3.1 General recommendations
3.2 Specific recommendations

The recommendations which follow extend beyond the scope of the actual workshop and discuss the present relations between the local inhabitants in the project area and project staff.

In the course of the first four days of visiting, it became clear that the local inhabitants have very little information or understanding of the project or its aims. A few rumours were circulating about the wildlife reserve and the animals that were to be introduced into it, but in general, there was little interest in either activity and only the ‘knowledge’ that more rangeland had been removed from them. This is potentially a very dangerous situation as it could, if not addressed seriously, affect the long-term sustainability of the present international project once funding ceases.

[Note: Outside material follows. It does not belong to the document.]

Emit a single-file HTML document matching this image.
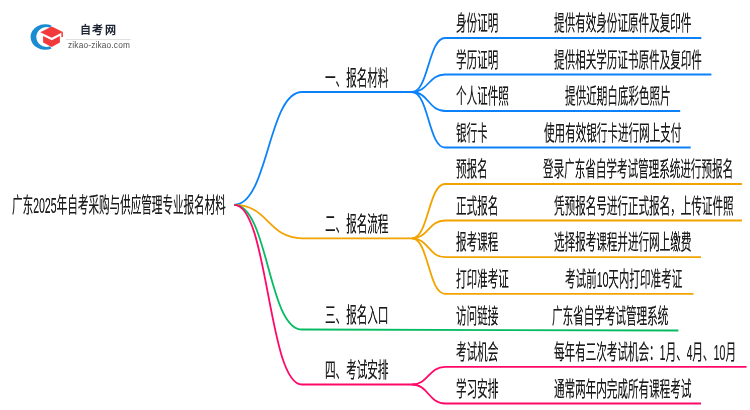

On the side of the government there is little experience with the concept of local participation. Each of the cooperative organizations regards itself as extending services to its members upon request. Its members, however, perceive it as only a source of government subsidized feed. Contact between the cooperative administration and cooperative members seems to be rigidly hierarchical with cooperative leaders and their deputies, bridging the divide in government offices. A further discrepancy is in the site specific aspects of membership. Most of the cooperative members are Bedouin herders, who are only physically present in the region for about half of the year. When they return to the region in early winter, they are accompanied by many other herding families who are members of cooperatives in other regions of the Syrian badia. These migration patterns have been in existence for decades if not centuries and reflect traditional patterns of tribal usufruct in the region. Membership in cooperatives is only several decades old, many of the local Bedouin inhabitants having joined in the beginning of the 1970s.

3.1 General recommendations

It is recommended that:

1. The Bedouin sheep and camel herders found in the project area must be informed of project activities. This must include members of the three local cooperatives (Munbateh, Arak, and Abbassiya) as well as non-members, or members of cooperatives in other regions of the badia.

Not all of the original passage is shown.